PROVINCETOWN — Nothing in life is perfect.
I woke up this morning unrefreshed. The weather has been too damn hot, even at night. I ran out of full-strength coffee and had to drink decaf: it did not do the trick. I wish I could get the shade-grown coffee that we should all be drinking (not just organic, not just fair-trade, but grown-in-the-shade-save-the-canopy-and-thus-the-birds coffee) but I am too lazy to order it online.
The blueberries on my cereal are from New Jersey, and have undoubtedly been sprayed, but I won’t spend the extra dollar for the organic variety. And what does “organic” mean, anyway? How do we trust what we are told? I throw the plastic container in my recycling bin and will dutifully haul it out to the street for the DPW to pick up, but will it really be recycled? Who knows? Indeed, who knows anything for sure?
Breakfast over, I take the dog to the beach. I (again) dutifully put on my mask — the mask I referred to in an earlier column as “better than nothing” — but is it really protecting me? I live in doubt and exasperation. Oh, the tribulations….
Then, I watch the news. What do I have to complain about?
Yet another black man, this time in Wisconsin, is shot in the back, seven times, in front of his children, as he turns from the police. This, after all the other incidents that have been so publicly protested over the last few weeks (and months, and years). How can this go on? Already, pollsters report that white voters are increasingly fatigued with the Black Lives Matter issue. How can this be? Injustice ignored is injustice encouraged.
While I can’t imagine fearing for my life whenever I see a police officer, I do recall a time in the late 1960s when I was officially harassed because of my appearance (long hair, beard, scruffy clothes). On trips down Cape, I was often pulled over and questioned, and once briefly jailed. My friends and I considered this treatment a badge of honor. We quoted Norman Mailer’s 1957 essay “The White Negro”: “Any Negro who wishes to live must live with danger from his first day, and no experience can ever be casual to him…. The hipster has absorbed the existentialist synapses of the Negro….”

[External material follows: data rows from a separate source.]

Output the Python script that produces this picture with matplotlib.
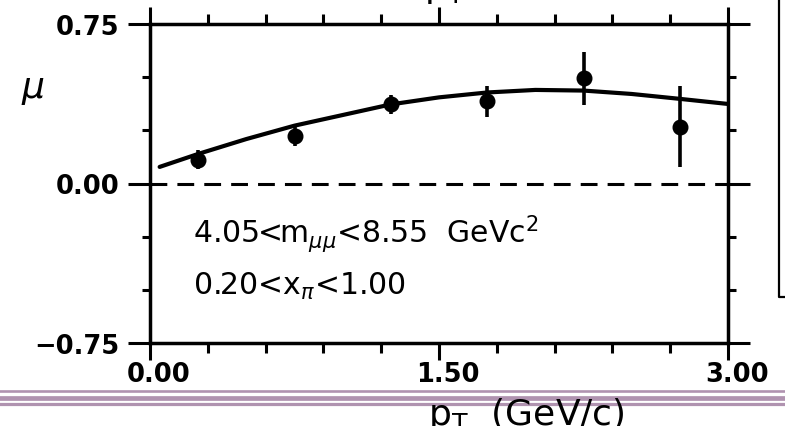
import matplotlib
matplotlib.use("Agg")
import matplotlib.pyplot as plt
import matplotlib.transforms as mtransforms
from matplotlib.lines import Line2D
from matplotlib.ticker import FixedLocator, FixedFormatter, MultipleLocator

# measured mu vs pT
pt_x = [0.25, 0.75, 1.25, 1.75, 2.25, 2.75]
pt_y = [0.112, 0.223, 0.372, 0.387, 0.495, 0.267]
pt_err = [0.045, 0.045, 0.045, 0.073, 0.124, 0.19]

# fitted curve
fit_x = [0.05, 0.25, 0.50, 0.75, 1.00, 1.25, 1.50, 1.75, 2.00, 2.25, 2.50, 2.75, 3.00]
fit_y = [0.078, 0.139, 0.209, 0.272, 0.322, 0.372, 0.405, 0.428, 0.440, 0.437, 0.421, 0.398, 0.374]

xticks = [0.0, 1.5, 3.0]
xtick_labels = ["0.00", "1.50", "3.00"]
yticks = [-0.75, 0.0, 0.75]
ytick_labels = ["\u22120.75", "0.00", "0.75"]

W, H = 785, 427
fig = plt.figure(figsize=(W / 100, H / 100), dpi=100)
fig.patch.set_facecolor("white")

ax = fig.add_axes([150 / W, 1 - 344 / H, (728 - 150) / W, (344 - 25) / H])
ax.set_xlim(0, 3)
ax.set_ylim(-0.75, 0.75)

for s in ax.spines.values():
    s.set_linewidth(2.5)
    s.set_color("black")

ax.axhline(0, color="black", lw=2.2, linestyle=(0, (5.5, 3.3)))

ax.plot(fit_x, fit_y, color="black", lw=3.0, solid_capstyle="round")
ax.errorbar(pt_x, pt_y, yerr=pt_err, fmt="o", color="black", ms=10.5,
            elinewidth=2.6, capsize=0)

# ticks all pointing outward, on every side
ax.xaxis.set_major_locator(FixedLocator(xticks))
ax.xaxis.set_major_formatter(FixedFormatter(xtick_labels))
ax.yaxis.set_major_locator(FixedLocator(yticks))
ax.yaxis.set_major_formatter(FixedFormatter(ytick_labels))
ax.xaxis.set_minor_locator(MultipleLocator(0.3))
ax.yaxis.set_minor_locator(MultipleLocator(0.25))

ax.tick_params(axis="both", which="both", direction="out", top=True, right=True,
               width=2.2, color="black")
ax.tick_params(axis="x", which="major", length=12, pad=1,
               labelsize=18.5, labeltop=False)
ax.tick_params(axis="y", which="major", length=16, pad=6,
               labelsize=18.5, labelright=False)
ax.tick_params(axis="x", which="minor", length=7)
ax.tick_params(axis="y", which="minor", length=6)
for lab in ax.get_xticklabels() + ax.get_yticklabels():
    lab.set_fontweight("bold")
shift = mtransforms.ScaledTranslation(9 / 100, 0, fig.dpi_scale_trans)
for lab in ax.get_xticklabels():
    lab.set_transform(lab.get_transform() + shift)

# cut labels inside the frame
fig.text(193 / W, 1 - 243 / H, r"4.05<m$_{\mu\mu}$<8.55  GeVc$^{2}$",
         fontsize=21.5, ha="left", va="baseline")
fig.text(193 / W, 1 - 295 / H, r"0.20<x$_{\pi}$<1.00", fontsize=21.5,
         ha="left", va="baseline")

fig.text(33 / W, 1 - 90 / H, r"$\mu$", fontsize=26, ha="center", va="center")
fig.text(428 / W, 1 - 425 / H, r"p$_{\mathrm{T}}$  (GeV/c)", fontsize=26,
         ha="left", va="baseline")
fig.text(424 / W, 1 + 3 / H, r"p$_{\mathrm{T}}$ <", fontsize=26,
         ha="left", va="baseline")

# side frame
fig.add_artist(Line2D([779 / W, 779 / W, 1.01], [1.01, 1 - 298 / H, 1 - 298 / H],
                      transform=fig.transFigure, color="black", lw=1.6))

# purple rules across the bottom
for yy, lw in [(392.3, 1.9), (398.8, 3.4), (405.2, 2.3)]:
    fig.add_artist(Line2D([0, 1], [1 - yy / H, 1 - yy / H],
                          transform=fig.transFigure, color="#b093b0", lw=lw))

fig.savefig("out.png", dpi=100, facecolor="white")
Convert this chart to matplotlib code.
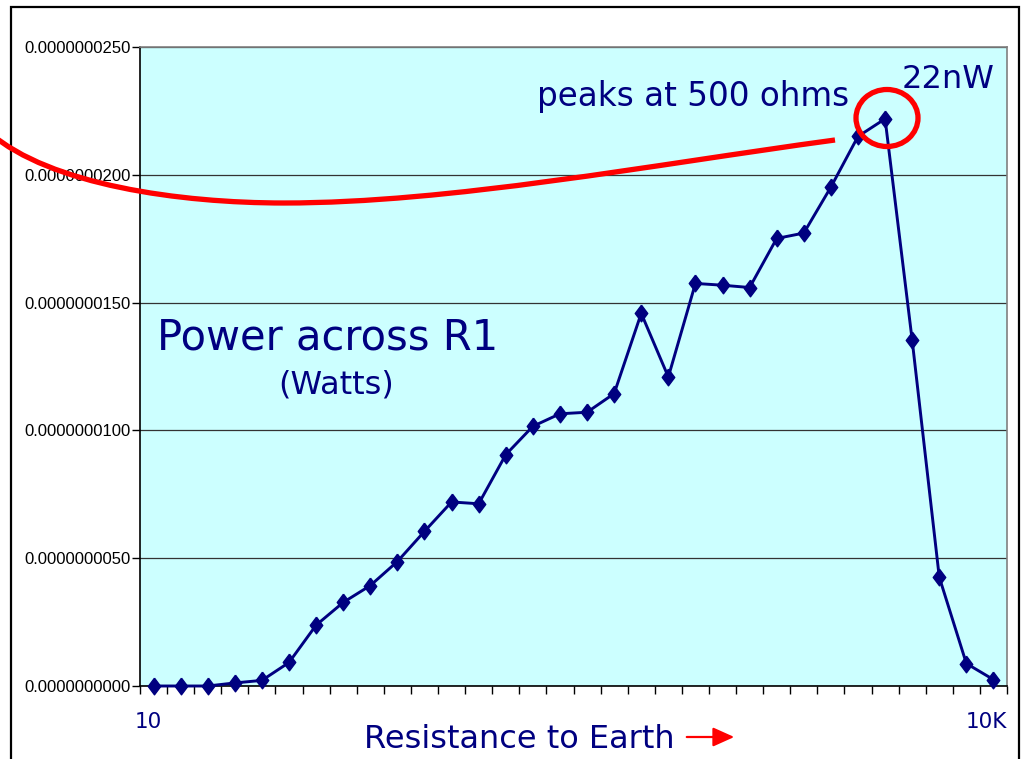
import matplotlib

matplotlib.use("Agg")
import matplotlib.pyplot as plt
import numpy as np
from matplotlib import font_manager
from matplotlib.patches import Ellipse, FancyArrowPatch, PathPatch, Rectangle
from matplotlib.path import Path

W, H = 1024, 759

# power across R1 (watts), 32 steps of earth resistance from 10 ohm to 10k
power_nw = [
    0.0, 0.0, 0.0, 0.12, 0.22, 0.92, 2.38, 3.27, 3.93, 4.87, 6.05, 7.20, 7.13, 9.05, 10.16, 10.65,
    10.71, 11.44, 14.58, 12.09, 15.75, 15.68, 15.59, 17.51, 17.72, 19.52, 21.5, 22.19, 13.53, 4.26, 0.88, 0.25,
]
power_w = [p * 1e-9 for p in power_nw]
y_ticks = [0.0, 5e-9, 10e-9, 15e-9, 20e-9, 25e-9]
x_first_label = "10"
x_last_label = "10K"

NAVY = "#000080"
RED = "#FF0000"

names = {f.name for f in font_manager.fontManager.ttflist}
narrow = "Liberation Sans Narrow" if "Liberation Sans Narrow" in names else "Liberation Sans"
tick_size = 14 if narrow == "Liberation Sans Narrow" else 12


def px(x, y):
    return x / W, 1 - y / H


fig = plt.figure(figsize=(W / 100, H / 100), dpi=100)
fig.patch.set_facecolor("white")

left, top = px(140, 47)
right, bottom = px(1007, 686)
ax = fig.add_axes([left, bottom, right - left, top - bottom])
ax.set_facecolor("#CCFFFF")

xs = np.arange(len(power_w))
diamond = [(0, 1), (0.75, 0), (0, -1), (-0.75, 0), (0, 1)]
ax.plot(xs, power_w, color=NAVY, lw=2.1, marker=diamond, markersize=12,
        markerfacecolor=NAVY, markeredgecolor=NAVY, clip_on=False, zorder=3)

ax.set_xlim(-0.5, len(power_w) - 0.5)
ax.set_ylim(0, 25e-9)
ax.set_xticks(np.arange(-0.5, len(power_w), 1))
ax.set_xticklabels([])
ax.set_yticks(y_ticks)
ax.set_yticklabels([f"{v:.10f}" for v in y_ticks], family=[narrow, "DejaVu Sans"], fontsize=tick_size)
ax.tick_params(axis="both", direction="out", length=6, width=1, color="black", pad=1)
ax.yaxis.grid(True, color="#333333", lw=0.9)
ax.set_axisbelow(True)
for side in ("top", "right"):
    ax.spines[side].set_color("#808080")
    ax.spines[side].set_linewidth(1.2)
for side in ("left", "bottom"):
    ax.spines[side].set_color("black")
    ax.spines[side].set_linewidth(1.2)

# outer slide frame
x0, y0 = px(11, 7)
x1, y1 = px(1019, 770)
fig.add_artist(Rectangle((x0, y1), x1 - x0, y0 - y1, transform=fig.transFigure,
                         fill=False, edgecolor="black", lw=1.6))

txt = dict(color=NAVY, family="DejaVu Sans")
fig.text(*px(328, 350), "Power across R1", fontsize=30, ha="center", va="baseline", **txt)
fig.text(*px(336, 394), "(Watts)", fontsize=23, ha="center", va="baseline", **txt)
fig.text(*px(693, 106), "peaks at 500 ohms", fontsize=23.5, ha="center", va="baseline", **txt)
fig.text(*px(948, 88), "22nW", fontsize=23, ha="center", va="baseline", **txt)
fig.text(*px(519, 748), "Resistance to Earth", fontsize=23, ha="center", va="baseline", **txt)
fig.text(*px(148, 728), x_first_label, fontsize=15.5, ha="center", va="baseline", **txt)
fig.text(*px(1007, 728), x_last_label, fontsize=15.5, ha="right", va="baseline", **txt)

fig.add_artist(FancyArrowPatch(px(684, 737), px(737, 737), transform=fig.transFigure,
                               arrowstyle="-|>,head_length=10,head_width=4.5",
                               color=RED, lw=1.6, mutation_scale=1.3))

# red hand-drawn curve and circle
curve_pts = [(-10, 133), (50, 185), (180, 203), (284, 203), (450, 203), (650, 165), (835, 140)]
codes = [Path.MOVETO] + [Path.CURVE4] * 6
curve = Path([px(x, y) for x, y in curve_pts], codes)
fig.add_artist(PathPatch(curve, transform=fig.transFigure, fill=False,
                         edgecolor=RED, lw=3.8, capstyle="butt"))
cx, cy = px(887, 118)
fig.add_artist(Ellipse((cx, cy), 62 / W, 57 / H, transform=fig.transFigure,
                       fill=False, edgecolor=RED, lw=3.8))

fig.savefig("out.png", dpi=100)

We were “hippies” (hipsters) and proud of it. But (Kent State aside) our lives were never in danger.
These times are different. And it is not only police brutality. The stress of being black in America has been statistically correlated with disparities in health status and mortality rates. I do not often, or ever, think about my race; apparently, the average African American does so throughout the day.
But it is not just race. As I write this, there are people — families, children — being evicted, hurrying off to sleep in their cars or under overpasses, or looking to find public shelters. I can’t imagine the indignity of it. There are people obliged to line up for free food. I have never done that. There are women and men who cannot find work to provide for their loved ones. I have never been in that place either. There are businesses, built with years of effort, now going under, taking jobs with them. There are people now without purpose or hope. This includes even the persons who defaced the BLM sign and sent an ugly letter to our own Barbara Rushmore.
Who can pretend not to be affected by these events? Whose heart does not ache? Who does not fear for the future? We must recognize the humanity in each other. That is all it would take. We must see that our destinies are shared.
In this summer of discontent the shadows in my life are pale in comparison to the real suffering around this country and around the world. How do I connect to the pain of all these others? How do I put myself in their place? How do I make a difference?